Another possible complication is the accumulated earnings (AE) tax. I.R.C. §531. The AE tax applies only to amounts unreasonably accumulated during the taxable year. Thus, the real issue is the extent to which corporate earnings and profits can accumulate before triggering application of the accumulated earnings tax. All corporations are permitted to accumulate earnings and profits of $250,000 without imposition of the tax except for service corporations (fields of health, law, engineering, architecture, accounting, actuarial science, performing arts and consulting) where the amount is $150,000. The accumulated earnings tax rate for tax years after 2012 is 20 percent. However, not every corporation that exceeds $250,000 (or $150,000) of accumulated earnings and profits will trigger application of the accumulated earnings tax. The tax applies only if a particular corporation has accumulated more than $250,000 (or $150,000) in earnings and profits and the accumulation is beyond the reasonable needs of the business.

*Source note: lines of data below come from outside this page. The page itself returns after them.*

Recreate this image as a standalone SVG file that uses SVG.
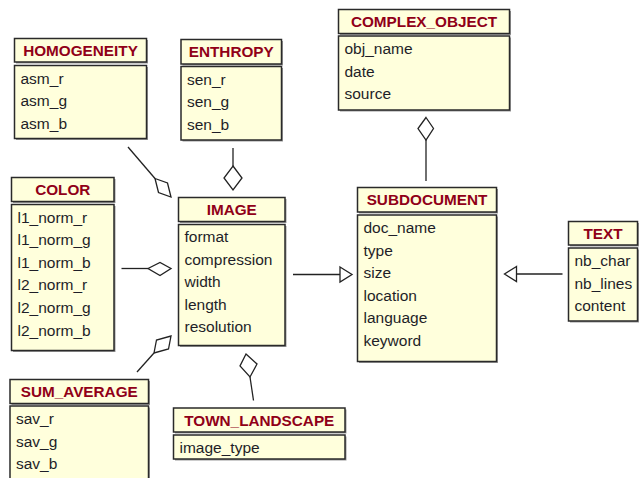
<svg xmlns="http://www.w3.org/2000/svg" width="639" height="478" viewBox="0 0 639 478">
<style>
.sh{fill:#9a9a9a}
.bx{fill:#FFFFDC;stroke:#2a2a2a;stroke-width:1.5}
.hd{font-family:"Liberation Sans",Arial,sans-serif;font-size:15.3px;font-weight:bold;fill:#900018;text-anchor:middle}
.at{font-family:"Liberation Sans",Arial,sans-serif;font-size:15.5px;fill:#1e1e28}
.ln{fill:none;stroke:#222;stroke-width:1.3}
.dm{fill:#fff;stroke:#222;stroke-width:1.3;stroke-linejoin:miter}
</style>
<rect width="639" height="478" fill="#fff"/>

<g id="connectors">
  <!-- HOMOGENEITY -> IMAGE aggregation -->
  <line class="ln" x1="128" y1="147" x2="155" y2="178.5"/>
  <polygon class="dm" points="155,178.5 167.5,183 171,197 158.5,192.5"/>
  <!-- ENTHROPY -> IMAGE -->
  <line class="ln" x1="233" y1="148" x2="233" y2="166"/>
  <polygon class="dm" points="233,166 242,178 233,190 224,178"/>
  <!-- COLOR -> IMAGE -->
  <line class="ln" x1="121.5" y1="268.5" x2="148" y2="268.5"/>
  <polygon class="dm" points="148,268.5 160,262.5 171,268.5 160,275.5"/>
  <!-- SUM_AVERAGE -> IMAGE -->
  <line class="ln" x1="137" y1="372" x2="154" y2="353"/>
  <polygon class="dm" points="154,353 156.5,340 171,336 168.5,349"/>
  <!-- TOWN_LANDSCAPE -> IMAGE -->
  <polygon class="dm" points="246,354 257,364 250,377 240,366"/>
  <line class="ln" x1="250" y1="377" x2="253.5" y2="400.5"/>
  <!-- SUBDOCUMENT -> COMPLEX_OBJECT -->
  <polygon class="dm" points="426,117.5 433.5,128.5 426,140 418,128.5"/>
  <line class="ln" x1="426" y1="140" x2="426" y2="181"/>
  <!-- IMAGE -> SUBDOCUMENT generalization -->
  <line class="ln" x1="293" y1="274.5" x2="340" y2="274.5"/>
  <polygon class="dm" points="340,267 352,274.5 340,282"/>
  <!-- TEXT -> SUBDOCUMENT generalization -->
  <line class="ln" x1="562.5" y1="274" x2="516.5" y2="274"/>
  <polygon class="dm" points="516.5,266.5 504.5,274 516.5,281.5"/>
</g>

<g id="homogeneity">
  <rect class="sh" x="16" y="40" width="132" height="23.5"/>
  <rect class="sh" x="16" y="67" width="132" height="73"/>
  <rect class="bx" x="14.5" y="38.5" width="132" height="23.5"/>
  <rect class="bx" x="14.5" y="65.5" width="132" height="73"/>
  <text class="hd" x="80.5" y="56">HOMOGENEITY</text>
  <text class="at" x="20.5" y="83.5">asm_r</text>
  <text class="at" x="20.5" y="106.1">asm_g</text>
  <text class="at" x="20.5" y="128.7">asm_b</text>
</g>

<g id="enthropy">
  <rect class="sh" x="182.5" y="41" width="100.5" height="24.5"/>
  <rect class="sh" x="182.5" y="68" width="100.5" height="73.5"/>
  <rect class="bx" x="181" y="39.5" width="100.5" height="24.5"/>
  <rect class="bx" x="181" y="66.5" width="100.5" height="73.5"/>
  <text class="hd" x="231.25" y="57">ENTHROPY</text>
  <text class="at" x="187" y="84.5">sen_r</text>
  <text class="at" x="187" y="107.1">sen_g</text>
  <text class="at" x="187" y="129.7">sen_b</text>
</g>

<g id="complex_object">
  <rect class="sh" x="340" y="11" width="171" height="24"/>
  <rect class="sh" x="340" y="37.5" width="171" height="74"/>
  <rect class="bx" x="338.5" y="9.5" width="171" height="24"/>
  <rect class="bx" x="338.5" y="36" width="171" height="74"/>
  <text class="hd" x="424" y="27">COMPLEX_OBJECT</text>
  <text class="at" x="344.5" y="54">obj_name</text>
  <text class="at" x="344.5" y="76.6">date</text>
  <text class="at" x="344.5" y="99.2">source</text>
</g>

<g id="color">
  <rect class="sh" x="13" y="179" width="102.5" height="24"/>
  <rect class="sh" x="13" y="206" width="102.5" height="146"/>
  <rect class="bx" x="11.5" y="177.5" width="102.5" height="24"/>
  <rect class="bx" x="11.5" y="204.5" width="102.5" height="146"/>
  <text class="hd" x="62.75" y="195">COLOR</text>
  <text class="at" x="17.5" y="222.5">l1_norm_r</text>
  <text class="at" x="17.5" y="245.1">l1_norm_g</text>
  <text class="at" x="17.5" y="267.7">l1_norm_b</text>
  <text class="at" x="17.5" y="290.3">l2_norm_r</text>
  <text class="at" x="17.5" y="312.9">l2_norm_g</text>
  <text class="at" x="17.5" y="335.5">l2_norm_b</text>
</g>

<g id="image">
  <rect class="sh" x="180" y="199" width="106.5" height="24"/>
  <rect class="sh" x="180" y="226" width="106.5" height="121"/>
  <rect class="bx" x="178.5" y="197.5" width="106.5" height="24"/>
  <rect class="bx" x="178.5" y="224.5" width="106.5" height="121"/>
  <text class="hd" x="231.75" y="215">IMAGE</text>
  <text class="at" x="184.5" y="242">format</text>
  <text class="at" x="184.5" y="264.6">compression</text>
  <text class="at" x="184.5" y="287.2">width</text>
  <text class="at" x="184.5" y="309.8">length</text>
  <text class="at" x="184.5" y="332.4">resolution</text>
</g>

<g id="subdocument">
  <rect class="sh" x="359" y="189" width="139" height="24.5"/>
  <rect class="sh" x="359" y="216.5" width="139" height="146.5"/>
  <rect class="bx" x="357.5" y="187.5" width="139" height="24.5"/>
  <rect class="bx" x="357.5" y="215" width="139" height="146.5"/>
  <text class="hd" x="427" y="205">SUBDOCUMENT</text>
  <text class="at" x="363.5" y="233">doc_name</text>
  <text class="at" x="363.5" y="255.6">type</text>
  <text class="at" x="363.5" y="278.2">size</text>
  <text class="at" x="363.5" y="300.8">location</text>
  <text class="at" x="363.5" y="323.4">language</text>
  <text class="at" x="363.5" y="346">keyword</text>
</g>

<g id="text">
  <rect class="sh" x="570" y="223" width="69" height="23.5"/>
  <rect class="sh" x="570" y="249.5" width="69" height="73"/>
  <rect class="bx" x="568.5" y="221.5" width="69" height="23.5"/>
  <rect class="bx" x="568.5" y="248" width="69" height="73"/>
  <text class="hd" x="603" y="239">TEXT</text>
  <text class="at" x="574.5" y="266">nb_char</text>
  <text class="at" x="574.5" y="288.6">nb_lines</text>
  <text class="at" x="574.5" y="311.2">content</text>
</g>

<g id="sum_average">
  <rect class="sh" x="11.5" y="381" width="138.5" height="24"/>
  <rect class="sh" x="11.5" y="407.5" width="138.5" height="90"/>
  <rect class="bx" x="10" y="379.5" width="138.5" height="24"/>
  <rect class="bx" x="10" y="406" width="138.5" height="90"/>
  <text class="hd" x="79.25" y="397">SUM_AVERAGE</text>
  <text class="at" x="16" y="424">sav_r</text>
  <text class="at" x="16" y="446.6">sav_g</text>
  <text class="at" x="16" y="469.2">sav_b</text>
</g>

<g id="town_landscape">
  <rect class="sh" x="175" y="409.5" width="171.5" height="24"/>
  <rect class="sh" x="175" y="436.5" width="171.5" height="24"/>
  <rect class="bx" x="173.5" y="408" width="171.5" height="24"/>
  <rect class="bx" x="173.5" y="435" width="171.5" height="24"/>
  <text class="hd" x="259.25" y="425.5">TOWN_LANDSCAPE</text>
  <text class="at" x="179.5" y="452.5">image_type</text>
</g>
</svg>
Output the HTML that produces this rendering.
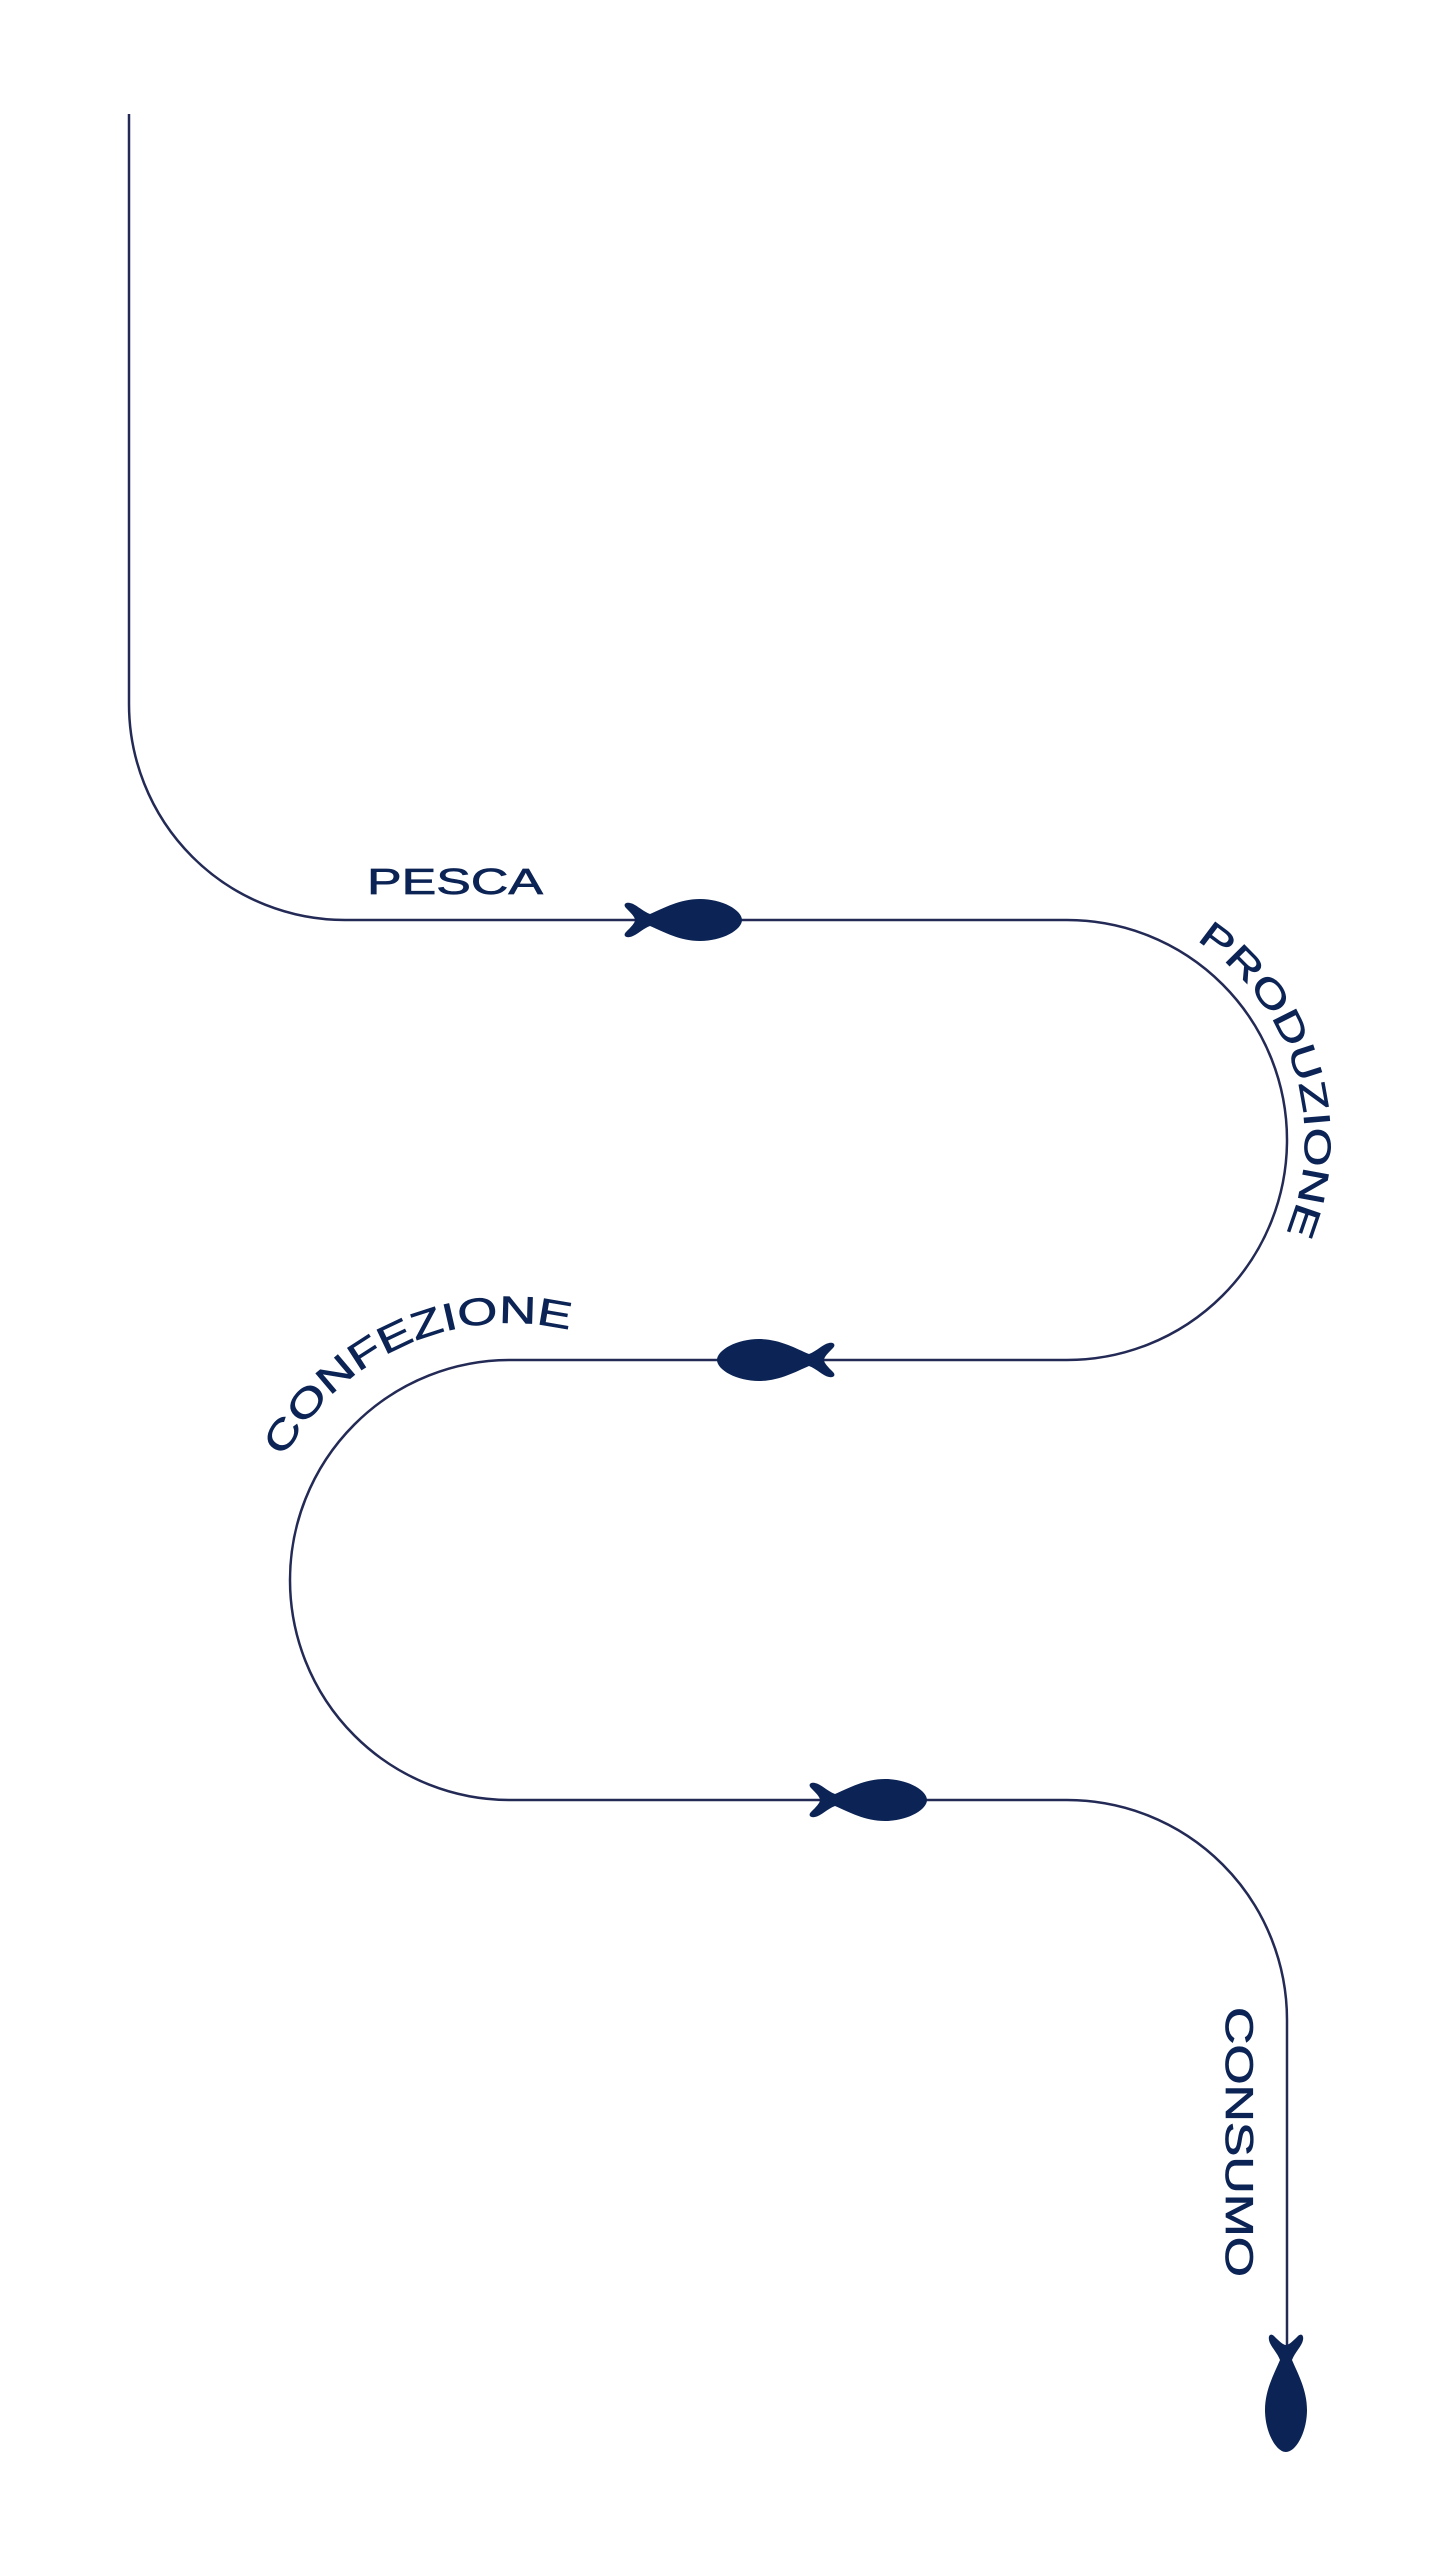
<!DOCTYPE html>
<html><head><meta charset="utf-8"><style>
html,body{margin:0;padding:0;background:#fff;}
svg{display:block;}
text{font-family:"Liberation Sans",sans-serif;fill:#0c2455;stroke:#0c2455;stroke-width:0.7;}
</style></head><body>
<svg width="1439" height="2560" viewBox="0 0 1439 2560" xmlns="http://www.w3.org/2000/svg">
<defs>
<path id="fish" d="M0,0 C0,-10 -20,-21 -42,-21 C-62,-21 -78,-12 -92,-6 C-100,-9 -106,-16 -112,-17 C-117,-18 -119,-15 -116,-12 C-111,-7 -107,-3 -107,0 C-107,3 -111,7 -116,12 C-119,15 -117,18 -112,17 C-106,16 -100,9 -92,6 C-78,12 -62,21 -42,21 C-20,21 0,10 0,0 Z" fill="#0c2455"/>
<path id="pConf" d="M283.1,1459.4 A257,257 0 0 1 597.9,1338.5" fill="none"/>
<path id="pProd" d="M1193.1,938.2 A238,238 0 0 1 1284.4,1236.8" fill="none"/>
</defs>
<path d="M129,114 V704 A216,216 0 0 0 345,920 H1067 A220,220 0 0 1 1067,1360 H510 A220,220 0 0 0 510,1800 H1067 A220,220 0 0 1 1287,2020 V2345" fill="none" stroke="#232a55" stroke-width="2.5"/>
<use href="#fish" transform="translate(742,920)"/>
<use href="#fish" transform="translate(717,1360) scale(-1,1)"/>
<use href="#fish" transform="translate(927,1800)"/>
<use href="#fish" transform="translate(1286,2452) rotate(90)"/>
<text x="367" y="894" font-size="36" textLength="176" lengthAdjust="spacingAndGlyphs">PESCA</text>
<text font-size="38"><textPath href="#pConf" startOffset="2" textLength="336" lengthAdjust="spacingAndGlyphs">CONFEZIONE</textPath></text>
<text font-size="37"><textPath href="#pProd" startOffset="4" textLength="332" lengthAdjust="spacingAndGlyphs">PRODUZIONE</textPath></text>
<text transform="translate(1226,2007) rotate(90)" x="0" y="0" font-size="39" textLength="270" lengthAdjust="spacingAndGlyphs">CONSUMO</text>
</svg>
</body></html>
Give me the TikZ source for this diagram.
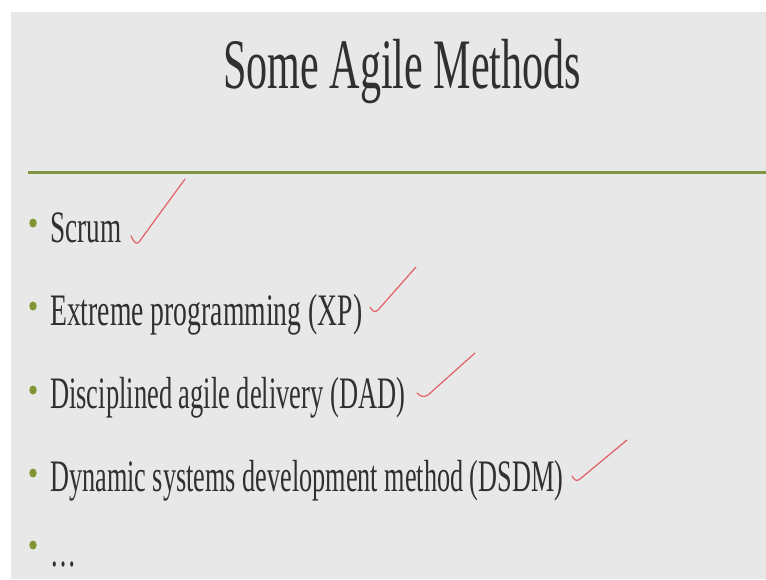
\documentclass[tikz,border=0pt]{standalone}
\usepackage{fontspec}
\setmainfont{Liberation Serif}
\usepackage{graphicx}
\definecolor{bgcol}{RGB}{232,232,232}
\definecolor{edgecol}{RGB}{255,255,255}
\definecolor{rulecol}{RGB}{128,148,66}
\definecolor{dotcol}{RGB}{128,150,50}
\definecolor{txtcol}{RGB}{48,48,48}
\definecolor{checkcol}{RGB}{226,96,104}
\newcommand\fitline[2]{\resizebox{#1}{\height}{#2}}
\tikzset{
  titletext/.style={anchor=base west, inner sep=0pt, text=txtcol, font=\fontsize{71}{80}\selectfont},
  bodytext/.style={anchor=base west, inner sep=0pt, text=txtcol, font=\fontsize{45}{50}\selectfont},
  bulletdot/.style={ellipse, fill=dotcol, inner sep=0pt, minimum width=7.5pt, minimum height=9pt},
  checkmark/.style={draw=checkcol, line width=1.2pt, line cap=round, line join=round},
}
\usetikzlibrary{shapes.geometric}
\begin{document}
\begin{tikzpicture}[x=1pt,y=-1pt]
\useasboundingbox (0,0) rectangle (766,579);
\fill[edgecol] (0,0) rectangle (766,579);
\fill[bgcol] (11,12) rectangle (766,579);
% title
\node[titletext] (title) at (223,88) {\fitline{358pt}{Some Agile Methods}};
% rule
\coordinate (ruleL) at (28,172);
\coordinate (ruleR) at (766,172);
\draw[rulecol, line width=3pt] (ruleL) -- (ruleR);
% bullets
\node[bulletdot] (b1) at (33,223) {};
\node[bulletdot] (b2) at (33,306) {};
\node[bulletdot] (b3) at (33,390) {};
\node[bulletdot] (b4) at (33,473) {};
\node[bulletdot] (b5) at (33,545) {};
% items
\node[bodytext] (t1) at (50,242) {\fitline{71pt}{Scrum}};
\node[bodytext] (t2) at (50,325) {\fitline{312pt}{Extreme programming (XP)}};
\node[bodytext] (t3) at (50,408) {\fitline{355pt}{Disciplined agile delivery (DAD)}};
\node[bodytext] (t4) at (50,491) {\fitline{513pt}{Dynamic systems development method (DSDM)}};
\node[bodytext] (t5) at (50,566) {\fitline{26pt}{\dots}};
% check marks
\draw[checkmark] (131,236) .. controls (134,242) and (136,245) .. (139,242) -- (185,179);
\draw[checkmark] (370,307) .. controls (372,311) and (375,313) .. (378,310) -- (416,267);
\draw[checkmark] (417,393) .. controls (420,396) and (424,398) .. (428,395) -- (475,353);
\draw[checkmark] (572,476) .. controls (574,480) and (577,482) .. (580,479) -- (627,440);
\end{tikzpicture}
\end{document}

In the NE case, the corporation was deliberately leaving $50,000 of taxable income to be taxed. If the corporation has a lot of investment assets, the IRS could seemingly make a strong argument that the corporation is subject to the AE tax. In a recent IRS Chief Counsel’s Advice (CCA), the IRS noted that the corporation could be held responsible for the AE tax without any investment assets. I blogged on the CCA and its implications in early January. http://lawprofessors.typepad.com/agriculturallaw/2017/01/c-corporation-penalty-taxes-time-to-dust-off-and-review.html
There are other comments that could be made about the legal issues involving minority shareholder oppression, but today’s post is long enough already. While the corporation and its majority shareholders prevailed in the NE case, care should always be taken by tax professionals when they provide testimony in cases that aren’t purely tax-related. Some things, in that context, probably shouldn’t be commented on.